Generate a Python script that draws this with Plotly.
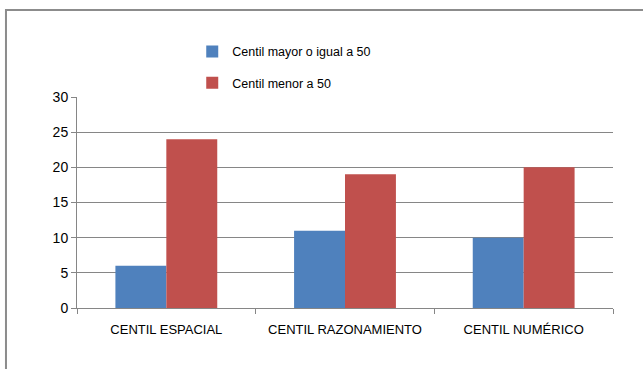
import plotly.graph_objects as go

categories = ["CENTIL ESPACIAL", "CENTIL RAZONAMIENTO", "CENTIL NUMÉRICO"]
mayor_igual_50 = [6, 11, 10]
menor_50 = [24, 19, 20]
y_ticks = [0, 5, 10, 15, 20, 25, 30]

BLUE = "#4F81BD"
RED = "#C0504D"
GRID = "#868686"
FONT = "Liberation Sans"

fig = go.Figure()
fig.add_trace(go.Bar(
    x=categories, y=mayor_igual_50, name="Centil mayor o igual a 50",
    marker=dict(color=BLUE, line=dict(width=0)), legendgroup="a",
))
fig.add_trace(go.Bar(
    x=categories, y=menor_50, name="Centil menor a 50",
    marker=dict(color=RED, line=dict(width=0)), legendgroup="b",
))

fig.update_layout(
    width=643, height=369,
    margin=dict(l=77, r=30, t=97, b=61),
    paper_bgcolor="white", plot_bgcolor="white",
    barmode="group", bargap=0.43, bargroupgap=0,
    font=dict(family=FONT, size=12, color="#000000"),
    showlegend=True,
    legend=dict(
        x=0.215, y=1.14, xanchor="left", yanchor="middle",
        orientation="v", tracegroupgap=12,
        font=dict(family=FONT, size=12.5),
        bgcolor="rgba(0,0,0,0)", itemwidth=30,
    ),
    xaxis=dict(
        showline=True, linecolor=GRID, linewidth=1,
        ticks="outside", ticklen=5, tickcolor=GRID,
        tickson="boundaries", showgrid=False,
        ticklabelstandoff=9,
        tickfont=dict(family=FONT, size=13),
    ),
    yaxis=dict(
        range=[0, 30], tickvals=y_ticks,
        showline=True, linecolor=GRID, linewidth=1,
        ticks="outside", ticklen=5, tickcolor=GRID,
        showgrid=True, gridcolor=GRID, gridwidth=1,
        zeroline=False,
        tickfont=dict(family=FONT, size=14),
    ),
    shapes=[dict(
        type="rect", xref="paper", yref="paper",
        x0=-0.1325, x1=1.08, y0=-0.33, y1=1.412,
        line=dict(color="#8C8C8C", width=2), fillcolor="rgba(0,0,0,0)",
        layer="below",
    )],
)

fig.write_html("out.html")
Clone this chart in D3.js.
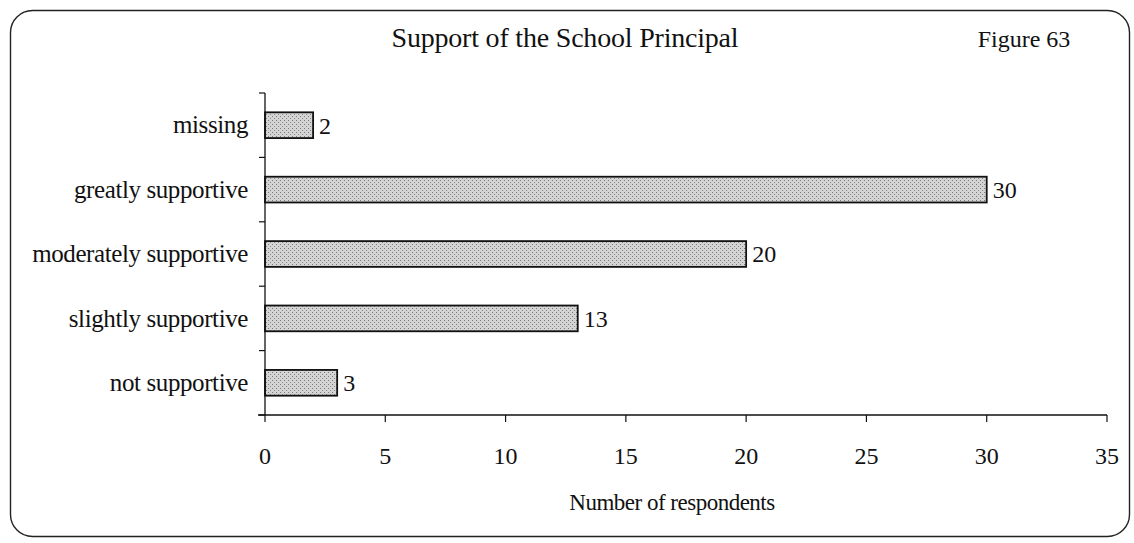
<!DOCTYPE html>
<html><head><meta charset="utf-8">
<script src="https://cdn.jsdelivr.net/npm/d3@7"></script>
<style>body{margin:0;background:#fff}svg{display:block}text{font-family:"Liberation Serif","Times New Roman",serif;fill:#111}</style>
</head><body>
<svg id="c" width="1134" height="543"></svg>
<script>
const categories = ["missing","greatly supportive","moderately supportive","slightly supportive","not supportive"];
const values = [2,30,20,13,3];
const xTicks = [0,5,10,15,20,25,30,35];
const title = "Support of the School Principal";
const figLabel = "Figure 63";
const xTitle = "Number of respondents";

const svg = d3.select("#c");
const defs = svg.append("defs");
const pat = defs.append("pattern").attr("id","stip").attr("width",4).attr("height",4).attr("patternUnits","userSpaceOnUse");
pat.append("rect").attr("width",4).attr("height",4).attr("fill","#d4d4d4");
pat.append("rect").attr("x",0).attr("y",0).attr("width",1).attr("height",1).attr("fill","#7a7a7a");
pat.append("rect").attr("x",2).attr("y",2).attr("width",1).attr("height",1).attr("fill","#8a8a8a");

// border
svg.append("rect").attr("x",10.5).attr("y",10.5).attr("width",1119).attr("height",526)
  .attr("rx",22).attr("ry",22).attr("fill","none").attr("stroke","#222").attr("stroke-width",1.4);

const x = d3.scaleLinear().domain([0,35]).range([265,1107]);
const y = d3.scaleBand().domain(categories).range([93,415]).paddingInner(0.6).paddingOuter(0.3);
const yb = d3.scaleBand().domain(categories).range([93,415]);

// bars
svg.selectAll(".bar").data(values).enter().append("rect")
  .attr("x",x(0)).attr("y",(d,i)=>y(categories[i]))
  .attr("width",d=>x(d)-x(0)).attr("height",y.bandwidth())
  .attr("fill","url(#stip)").attr("stroke","#111").attr("stroke-width",1.8);

// value labels
svg.selectAll(".val").data(values).enter().append("text")
  .attr("x",d=>x(d)+6).attr("y",(d,i)=>y(categories[i])+y.bandwidth()/2).attr("dy","0.35em")
  .attr("font-size",24).text(d=>d);

// y axis
const gy = svg.append("g");
gy.append("line").attr("x1",265).attr("x2",265).attr("y1",93).attr("y2",415).attr("stroke","#111").attr("stroke-width",1.3);
const bounds = categories.map(c=>yb(c)).concat([415]);
gy.selectAll(".yt").data(bounds).enter().append("line")
  .attr("x1",259).attr("x2",265).attr("y1",d=>d).attr("y2",d=>d).attr("stroke","#111").attr("stroke-width",1.2);
gy.selectAll(".yl").data(categories).enter().append("text")
  .attr("x",248).attr("y",d=>yb(d)+yb.bandwidth()/2).attr("dy","0.33em").attr("text-anchor","end")
  .attr("font-size",25).attr("letter-spacing","-0.4").text(d=>d);

// x axis
const gx = svg.append("g");
gx.append("line").attr("x1",258).attr("x2",1107).attr("y1",415).attr("y2",415).attr("stroke","#111").attr("stroke-width",1.3);
gx.selectAll(".xt").data(xTicks).enter().append("line")
  .attr("x1",d=>x(d)).attr("x2",d=>x(d)).attr("y1",415).attr("y2",422).attr("stroke","#111").attr("stroke-width",1.2);
gx.selectAll(".xl").data(xTicks).enter().append("text")
  .attr("x",d=>x(d)).attr("y",464).attr("text-anchor","middle").attr("font-size",24).text(d=>d);

svg.append("text").attr("x",672).attr("y",510).attr("text-anchor","middle").attr("font-size",23).attr("letter-spacing","-0.5").text(xTitle);
svg.append("text").attr("x",565).attr("y",47).attr("text-anchor","middle").attr("font-size",28).attr("letter-spacing","-0.2").text(title);
svg.append("text").attr("x",1024).attr("y",47).attr("text-anchor","middle").attr("font-size",24).text(figLabel);
</script>
</body></html>
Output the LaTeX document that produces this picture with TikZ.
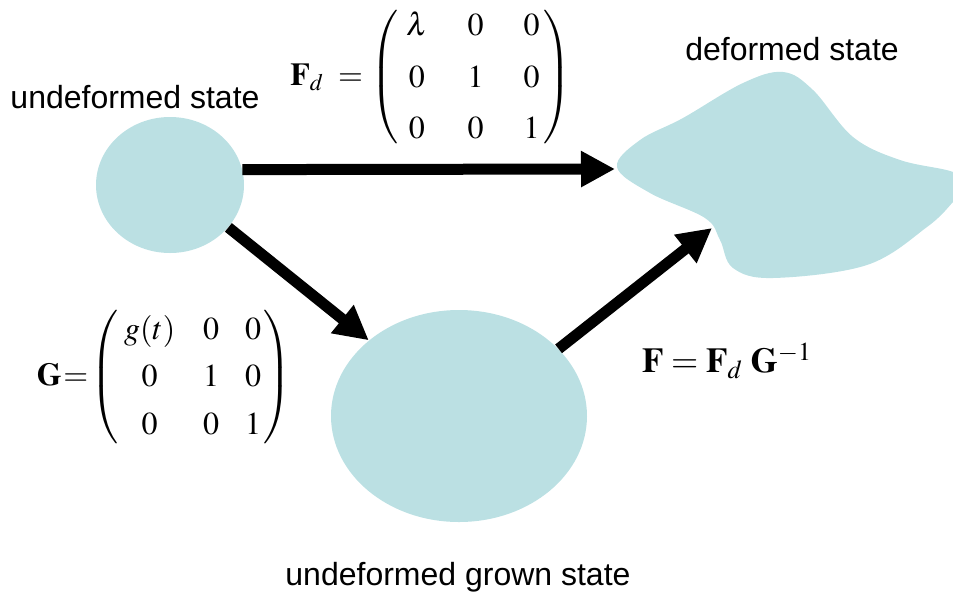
\documentclass[tikz,border=0pt]{standalone}
\usepackage{amsmath}
\usepackage{mathptmx}
\usepackage[no-math]{fontspec}
\setmainfont{Liberation Serif}
\newfontfamily\labelfont{Liberation Sans}
\usepackage{xcolor}
\usetikzlibrary{arrows.meta,shapes,positioning}
\definecolor{statefill}{RGB}{187,224,227}
% parens sized by a strut, not by the array
\newcommand{\parenstrut}[2]{\delimiterfactor=1000\relax\delimitershortfall=0pt\relax\vrule height #1 depth #2 width 0pt}

\begin{document}
\begin{tikzpicture}[x=0.5pt,y=-0.5pt,
    state/.style={ellipse,fill=statefill,inner sep=0pt},
    lbl/.style={font=\labelfont\fontsize{16}{19}\selectfont,inner sep=0pt},
    mat/.style={font=\fontsize{16}{19}\selectfont,inner sep=0pt},
    bigarrow/.style={line width=5.5pt,-{Triangle[length=17pt,width=17pt]}}]
  \useasboundingbox (0,0) rectangle (953,601);
  \node[state,minimum width=74pt,minimum height=68pt] (undef) at (170,185) {};
  \node[state,minimum width=128pt,minimum height=106pt] (grown) at (459,416) {};
  \fill[statefill] plot[smooth cycle,tension=0.6] coordinates {(617,167) (640,140) (683,118) (743,83) (783,72) (813,90) (853,137) (900,160) (953,172) (965,186) (953,202) (927,227) (867,265) (773,278) (733,268) (720,240) (705,218) (650,193)};
  \coordinate (defL) at (615,169);
  \coordinate (defS) at (712,228);
  \node[lbl] (undeflbl) at (135,97) {undeformed state};
  \node[lbl] (deflbl) at (792,49) {deformed state};
  \node[lbl] (grownlbl) at (458,577) {undeformed grown state};
  \node[mat] (fd) at (431,77) {\renewcommand{\arraystretch}{1.35}%
    $\mathbf{F}_d\;=\left(\parenstrut{38pt}{30pt}\smash{\begin{array}{@{\hspace{4pt}}c@{\hspace{20pt}}c@{\hspace{20pt}}c@{\hspace{2pt}}}\lambda&0&0\\0&1&0\\0&0&1\end{array}}\right)$};
  \node[mat] (gmat) at (164,377) {\renewcommand{\arraystretch}{1.25}%
    $\mathbf{G}\mskip-3mu=\mskip-3mu\left(\parenstrut{37pt}{29pt}\smash{\begin{array}{@{\hspace{3pt}}c@{\hspace{14pt}}c@{\hspace{13pt}}c@{\hspace{1pt}}}g(t)&0&0\\0&1&0\\0&0&1\end{array}}\right)$};
  \node[font=\fontsize{17.5}{21}\selectfont,inner sep=0pt] (frel) at (727,361) {$\mathbf{F}=\mathbf{F}_d\;\mathbf{G}^{-1}$};
  \draw[bigarrow] (undef.12) -- (defL);
  \draw[bigarrow] (undef.-36) -- (grown.140);
  \draw[bigarrow] (grown.34) -- (defS);
\end{tikzpicture}
\end{document}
···
> [Task directions]: From the line containing "Clone this chart in D3.js." to the line containing "const yb = d3.scaleBand().domain(categories).range([93,415]);", both lines included, give the text again exactly, without any pictures.

> [Answer to this task]:
Clone this chart in D3.js.
<!DOCTYPE html>
<html><head><meta charset="utf-8">
<script src="https://cdn.jsdelivr.net/npm/d3@7"></script>
<style>body{margin:0;background:#fff}svg{display:block}text{font-family:"Liberation Serif","Times New Roman",serif;fill:#111}</style>
</head><body>
<svg id="c" width="1134" height="543"></svg>
<script>
const categories = ["missing","greatly supportive","moderately supportive","slightly supportive","not supportive"];
const values = [2,30,20,13,3];
const xTicks = [0,5,10,15,20,25,30,35];
const title = "Support of the School Principal";
const figLabel = "Figure 63";
const xTitle = "Number of respondents";

const svg = d3.select("#c");
const defs = svg.append("defs");
const pat = defs.append("pattern").attr("id","stip").attr("width",4).attr("height",4).attr("patternUnits","userSpaceOnUse");
pat.append("rect").attr("width",4).attr("height",4).attr("fill","#d4d4d4");
pat.append("rect").attr("x",0).attr("y",0).attr("width",1).attr("height",1).attr("fill","#7a7a7a");
pat.append("rect").attr("x",2).attr("y",2).attr("width",1).attr("height",1).attr("fill","#8a8a8a");

// border
svg.append("rect").attr("x",10.5).attr("y",10.5).attr("width",1119).attr("height",526)
  .attr("rx",22).attr("ry",22).attr("fill","none").attr("stroke","#222").attr("stroke-width",1.4);

const x = d3.scaleLinear().domain([0,35]).range([265,1107]);
const y = d3.scaleBand().domain(categories).range([93,415]).paddingInner(0.6).paddingOuter(0.3);
const yb = d3.scaleBand().domain(categories).range([93,415]);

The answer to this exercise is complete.